→ BRIEF
Below is a listing; copy all of it exactly.

Entries with chart source code:
------------------------------------------------------------
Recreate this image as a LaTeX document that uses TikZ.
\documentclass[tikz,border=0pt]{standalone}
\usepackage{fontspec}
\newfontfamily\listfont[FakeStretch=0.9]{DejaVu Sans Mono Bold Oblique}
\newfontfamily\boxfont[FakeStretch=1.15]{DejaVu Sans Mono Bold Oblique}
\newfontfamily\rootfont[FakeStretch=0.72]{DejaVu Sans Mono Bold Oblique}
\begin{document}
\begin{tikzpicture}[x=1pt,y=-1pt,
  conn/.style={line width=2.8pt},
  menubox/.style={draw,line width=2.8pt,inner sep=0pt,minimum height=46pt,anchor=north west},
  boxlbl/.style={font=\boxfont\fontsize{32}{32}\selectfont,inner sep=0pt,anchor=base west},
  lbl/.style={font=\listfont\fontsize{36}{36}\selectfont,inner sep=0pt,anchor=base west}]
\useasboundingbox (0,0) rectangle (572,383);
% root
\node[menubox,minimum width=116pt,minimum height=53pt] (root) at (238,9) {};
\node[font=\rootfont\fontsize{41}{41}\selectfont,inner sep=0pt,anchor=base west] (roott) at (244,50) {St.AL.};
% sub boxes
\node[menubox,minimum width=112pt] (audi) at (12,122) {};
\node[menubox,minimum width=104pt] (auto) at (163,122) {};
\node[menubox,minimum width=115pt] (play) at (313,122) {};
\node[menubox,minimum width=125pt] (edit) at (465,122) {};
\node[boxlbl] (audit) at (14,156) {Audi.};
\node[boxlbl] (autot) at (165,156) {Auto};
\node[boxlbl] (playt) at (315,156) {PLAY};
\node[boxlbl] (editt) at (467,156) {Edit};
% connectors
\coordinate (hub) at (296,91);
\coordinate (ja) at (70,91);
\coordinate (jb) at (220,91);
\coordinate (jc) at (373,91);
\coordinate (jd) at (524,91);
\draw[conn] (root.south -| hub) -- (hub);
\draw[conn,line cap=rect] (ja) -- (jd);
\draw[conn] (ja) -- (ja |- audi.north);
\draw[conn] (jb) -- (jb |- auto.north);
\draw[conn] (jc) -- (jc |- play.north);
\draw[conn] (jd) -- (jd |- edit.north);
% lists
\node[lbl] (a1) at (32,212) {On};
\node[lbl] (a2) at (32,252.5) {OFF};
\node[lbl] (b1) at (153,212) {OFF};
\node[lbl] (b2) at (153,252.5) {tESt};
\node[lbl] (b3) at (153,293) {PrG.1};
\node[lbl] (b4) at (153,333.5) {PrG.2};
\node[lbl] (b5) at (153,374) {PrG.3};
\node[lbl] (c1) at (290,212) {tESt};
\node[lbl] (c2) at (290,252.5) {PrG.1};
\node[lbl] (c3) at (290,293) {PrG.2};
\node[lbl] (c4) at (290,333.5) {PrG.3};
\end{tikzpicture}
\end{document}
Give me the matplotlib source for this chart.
------------------------------------------------------------
→ ANSWER BELOW
Recreate this image as a LaTeX document that uses TikZ.
\documentclass[tikz,border=0pt]{standalone}
\usepackage{fontspec}
\newfontfamily\listfont[FakeStretch=0.9]{DejaVu Sans Mono Bold Oblique}
\newfontfamily\boxfont[FakeStretch=1.15]{DejaVu Sans Mono Bold Oblique}
\newfontfamily\rootfont[FakeStretch=0.72]{DejaVu Sans Mono Bold Oblique}
\begin{document}
\begin{tikzpicture}[x=1pt,y=-1pt,
  conn/.style={line width=2.8pt},
  menubox/.style={draw,line width=2.8pt,inner sep=0pt,minimum height=46pt,anchor=north west},
  boxlbl/.style={font=\boxfont\fontsize{32}{32}\selectfont,inner sep=0pt,anchor=base west},
  lbl/.style={font=\listfont\fontsize{36}{36}\selectfont,inner sep=0pt,anchor=base west}]
\useasboundingbox (0,0) rectangle (572,383);
% root
\node[menubox,minimum width=116pt,minimum height=53pt] (root) at (238,9) {};
\node[font=\rootfont\fontsize{41}{41}\selectfont,inner sep=0pt,anchor=base west] (roott) at (244,50) {St.AL.};
% sub boxes
\node[menubox,minimum width=112pt] (audi) at (12,122) {};
\node[menubox,minimum width=104pt] (auto) at (163,122) {};
\node[menubox,minimum width=115pt] (play) at (313,122) {};
\node[menubox,minimum width=125pt] (edit) at (465,122) {};
\node[boxlbl] (audit) at (14,156) {Audi.};
\node[boxlbl] (autot) at (165,156) {Auto};
\node[boxlbl] (playt) at (315,156) {PLAY};
\node[boxlbl] (editt) at (467,156) {Edit};
% connectors
\coordinate (hub) at (296,91);
\coordinate (ja) at (70,91);
\coordinate (jb) at (220,91);
\coordinate (jc) at (373,91);
\coordinate (jd) at (524,91);
\draw[conn] (root.south -| hub) -- (hub);
\draw[conn,line cap=rect] (ja) -- (jd);
\draw[conn] (ja) -- (ja |- audi.north);
\draw[conn] (jb) -- (jb |- auto.north);
\draw[conn] (jc) -- (jc |- play.north);
\draw[conn] (jd) -- (jd |- edit.north);
% lists
\node[lbl] (a1) at (32,212) {On};
\node[lbl] (a2) at (32,252.5) {OFF};
\node[lbl] (b1) at (153,212) {OFF};
\node[lbl] (b2) at (153,252.5) {tESt};
\node[lbl] (b3) at (153,293) {PrG.1};
\node[lbl] (b4) at (153,333.5) {PrG.2};
\node[lbl] (b5) at (153,374) {PrG.3};
\node[lbl] (c1) at (290,212) {tESt};
\node[lbl] (c2) at (290,252.5) {PrG.1};
\node[lbl] (c3) at (290,293) {PrG.2};
\node[lbl] (c4) at (290,333.5) {PrG.3};
\end{tikzpicture}
\end{document}
Give me the matplotlib source for this chart.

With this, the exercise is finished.